____ Supplied material
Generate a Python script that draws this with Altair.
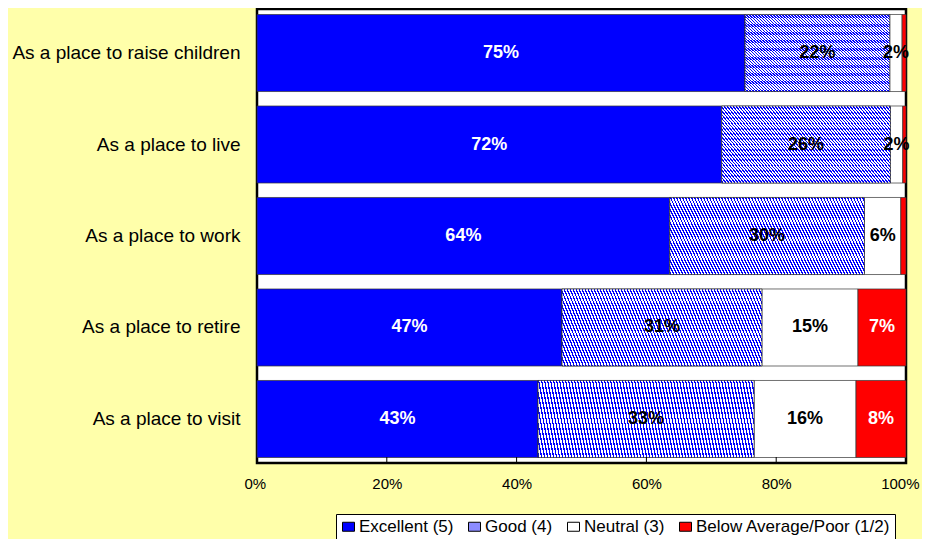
import altair as alt
import pandas as pd

categories = ["As a place to raise children", "As a place to live", "As a place to work",
              "As a place to retire", "As a place to visit"]
segments = ["Excellent (5)", "Good (4)", "Neutral (3)", "Below Average/Poor (1/2)"]
excellent = [75.2, 71.6, 63.6, 47.0, 43.3]
good = [22.3, 26.0, 30.0, 30.8, 33.3]
neutral = [1.9, 1.9, 5.6, 14.8, 15.7]
poor = [0.6, 0.5, 0.8, 7.4, 7.7]
x_ticks = [0, 20, 40, 60, 80, 100]
colors = ["#0000FF", "#8C8CFF", "#FFFFFF", "#FF0000"]

rows = []
for i, c in enumerate(categories):
    start = 0.0
    for j, vals in enumerate([excellent, good, neutral, poor]):
        v = vals[i]
        rows.append(dict(cat=c, seg=segments[j], order=j, value=v, start=start,
                         end=start + v, mid=start + v / 2, label=f"{round(v)}%"))
        start += v
df = pd.DataFrame(rows)

W, H = 649, 454
FONT = "Liberation Sans"
P_IN, P_OUT = 0.158, 0.06


def hatch_for(width_px, period=3.0, frac=0.45):
    """45-degree '/' stripes. Vega fills gradients through a square pattern tile
    (slice-fit to the bar), so the gradient lives in a width x width square."""
    n = 2.0 * width_px / period
    stops = []
    k = 0
    while k / n < 1:
        a = k / n
        b = min(1.0, (k + frac) / n)
        e = min(1.0, (k + 1) / n)
        stops += [{"offset": a, "color": "#0000FF"}, {"offset": b, "color": "#0000FF"},
                  {"offset": b, "color": "#FFFFFF"}, {"offset": e, "color": "#FFFFFF"}]
        k += 1
    return {"gradient": "linear", "x1": 0, "y1": 0, "x2": 1, "y2": 1, "stops": stops}


x_axis = alt.Axis(title=None, values=x_ticks, labelExpr="datum.value + '%'",
                  ticks=False, domain=False, grid=False, labelPadding=13,
                  labelFlush=True, labelFlushOffset=13,
                  labelFontSize=15, labelFont=FONT, labelColor="black")
y_axis = alt.Axis(title=None, ticks=False, domain=False, labelPadding=17,
                  labelFontSize=19, labelFont=FONT, labelColor="black", labelLimit=400)
x_scale = alt.Scale(domain=[0, 100], nice=False)
y_scale = alt.Scale(paddingInner=P_IN, paddingOuter=P_OUT)


def Y():
    return alt.Y("cat:N", sort=categories, scale=y_scale, axis=y_axis)


def X(field):
    return alt.X(field, scale=x_scale, axis=x_axis)


base = alt.Chart(df)

bars = base.mark_bar(stroke="#333333", strokeWidth=0.7).encode(
    x=X("start:Q"),
    x2="end:Q",
    y=Y(),
    color=alt.Color("seg:N", sort=segments,
                    scale=alt.Scale(domain=segments, range=colors),
                    legend=alt.Legend(title=None, orient="none", legendX=79, legendY=505,
                                      direction="horizontal", columns=4,
                                      symbolType="M-1,-0.75H1V0.75H-1Z", symbolSize=144,
                                      symbolStrokeColor="black", symbolStrokeWidth=1,
                                      labelFontSize=17, labelFont=FONT, labelColor="black",
                                      labelLimit=400,
                                      strokeColor="black", fillColor="white", padding=4,
                                      columnPadding=12, labelOffset=2, cornerRadius=0)),
)

hatch_layers = []
for i, c in enumerate(categories):
    g = hatch_for(good[i] / 100 * W)
    hatch_layers.append(
        base.transform_filter((alt.datum.seg == "Good (4)") & (alt.datum.cat == c))
        .mark_bar(fill=g, stroke="#333333", strokeWidth=0.7)
        .encode(x=X("start:Q"), x2="end:Q", y=Y())
    )

ticks = alt.Chart(pd.DataFrame({"t": x_ticks[1:-1]})).mark_rule(
    color="black", strokeWidth=1
).encode(
    x=X("t:Q"),
    y=alt.value(H - 6),
    y2=alt.value(H),
)

labels = base.transform_filter(alt.datum.value >= 1.5).mark_text(
    font=FONT, fontSize=18, fontWeight="bold"
).encode(
    x=X("mid:Q"),
    y=Y(),
    text="label:N",
    color=alt.condition("datum.order == 0 || datum.order == 3",
                        alt.value("white"), alt.value("black")),
)

chart = alt.layer(bars, *hatch_layers, ticks, labels).properties(
    width=W, height=H,
    padding={"left": 249, "top": 1, "right": 16, "bottom": 76},
    autosize=alt.AutoSizeParams(type="none"),
    background="#FFFFAA",
).configure_view(fill="white", stroke="black", strokeWidth=2.5)

chart.save("out.html", embed_options={"renderer": "svg", "actions": False})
________
**Requirements**
Working from the material above, transcribe it exactly while omitting pictures.

**The solution**
Generate a Python script that draws this with Altair.
import altair as alt
import pandas as pd

categories = ["As a place to raise children", "As a place to live", "As a place to work",
              "As a place to retire", "As a place to visit"]
segments = ["Excellent (5)", "Good (4)", "Neutral (3)", "Below Average/Poor (1/2)"]
excellent = [75.2, 71.6, 63.6, 47.0, 43.3]
good = [22.3, 26.0, 30.0, 30.8, 33.3]
neutral = [1.9, 1.9, 5.6, 14.8, 15.7]
poor = [0.6, 0.5, 0.8, 7.4, 7.7]
x_ticks = [0, 20, 40, 60, 80, 100]
colors = ["#0000FF", "#8C8CFF", "#FFFFFF", "#FF0000"]

rows = []
for i, c in enumerate(categories):
    start = 0.0
    for j, vals in enumerate([excellent, good, neutral, poor]):
        v = vals[i]
        rows.append(dict(cat=c, seg=segments[j], order=j, value=v, start=start,
                         end=start + v, mid=start + v / 2, label=f"{round(v)}%"))
        start += v
df = pd.DataFrame(rows)

W, H = 649, 454
FONT = "Liberation Sans"
P_IN, P_OUT = 0.158, 0.06


def hatch_for(width_px, period=3.0, frac=0.45):
    """45-degree '/' stripes. Vega fills gradients through a square pattern tile
    (slice-fit to the bar), so the gradient lives in a width x width square."""
    n = 2.0 * width_px / period
    stops = []
    k = 0
    while k / n < 1:
        a = k / n
        b = min(1.0, (k + frac) / n)
        e = min(1.0, (k + 1) / n)
        stops += [{"offset": a, "color": "#0000FF"}, {"offset": b, "color": "#0000FF"},
                  {"offset": b, "color": "#FFFFFF"}, {"offset": e, "color": "#FFFFFF"}]
        k += 1
    return {"gradient": "linear", "x1": 0, "y1": 0, "x2": 1, "y2": 1, "stops": stops}


x_axis = alt.Axis(title=None, values=x_ticks, labelExpr="datum.value + '%'",
                  ticks=False, domain=False, grid=False, labelPadding=13,
                  labelFlush=True, labelFlushOffset=13,
                  labelFontSize=15, labelFont=FONT, labelColor="black")
y_axis = alt.Axis(title=None, ticks=False, domain=False, labelPadding=17,
                  labelFontSize=19, labelFont=FONT, labelColor="black", labelLimit=400)
x_scale = alt.Scale(domain=[0, 100], nice=False)
y_scale = alt.Scale(paddingInner=P_IN, paddingOuter=P_OUT)


def Y():
    return alt.Y("cat:N", sort=categories, scale=y_scale, axis=y_axis)


def X(field):
    return alt.X(field, scale=x_scale, axis=x_axis)


base = alt.Chart(df)

bars = base.mark_bar(stroke="#333333", strokeWidth=0.7).encode(
    x=X("start:Q"),
    x2="end:Q",
    y=Y(),
    color=alt.Color("seg:N", sort=segments,
                    scale=alt.Scale(domain=segments, range=colors),
                    legend=alt.Legend(title=None, orient="none", legendX=79, legendY=505,
                                      direction="horizontal", columns=4,
                                      symbolType="M-1,-0.75H1V0.75H-1Z", symbolSize=144,
                                      symbolStrokeColor="black", symbolStrokeWidth=1,
                                      labelFontSize=17, labelFont=FONT, labelColor="black",
                                      labelLimit=400,
                                      strokeColor="black", fillColor="white", padding=4,
                                      columnPadding=12, labelOffset=2, cornerRadius=0)),
)

hatch_layers = []
for i, c in enumerate(categories):
    g = hatch_for(good[i] / 100 * W)
    hatch_layers.append(
        base.transform_filter((alt.datum.seg == "Good (4)") & (alt.datum.cat == c))
        .mark_bar(fill=g, stroke="#333333", strokeWidth=0.7)
        .encode(x=X("start:Q"), x2="end:Q", y=Y())
    )

ticks = alt.Chart(pd.DataFrame({"t": x_ticks[1:-1]})).mark_rule(
    color="black", strokeWidth=1
).encode(
    x=X("t:Q"),
    y=alt.value(H - 6),
    y2=alt.value(H),
)

labels = base.transform_filter(alt.datum.value >= 1.5).mark_text(
    font=FONT, fontSize=18, fontWeight="bold"
).encode(
    x=X("mid:Q"),
    y=Y(),
    text="label:N",
    color=alt.condition("datum.order == 0 || datum.order == 3",
                        alt.value("white"), alt.value("black")),
)

chart = alt.layer(bars, *hatch_layers, ticks, labels).properties(
    width=W, height=H,
    padding={"left": 249, "top": 1, "right": 16, "bottom": 76},
    autosize=alt.AutoSizeParams(type="none"),
    background="#FFFFAA",
).configure_view(fill="white", stroke="black", strokeWidth=2.5)

chart.save("out.html", embed_options={"renderer": "svg", "actions": False})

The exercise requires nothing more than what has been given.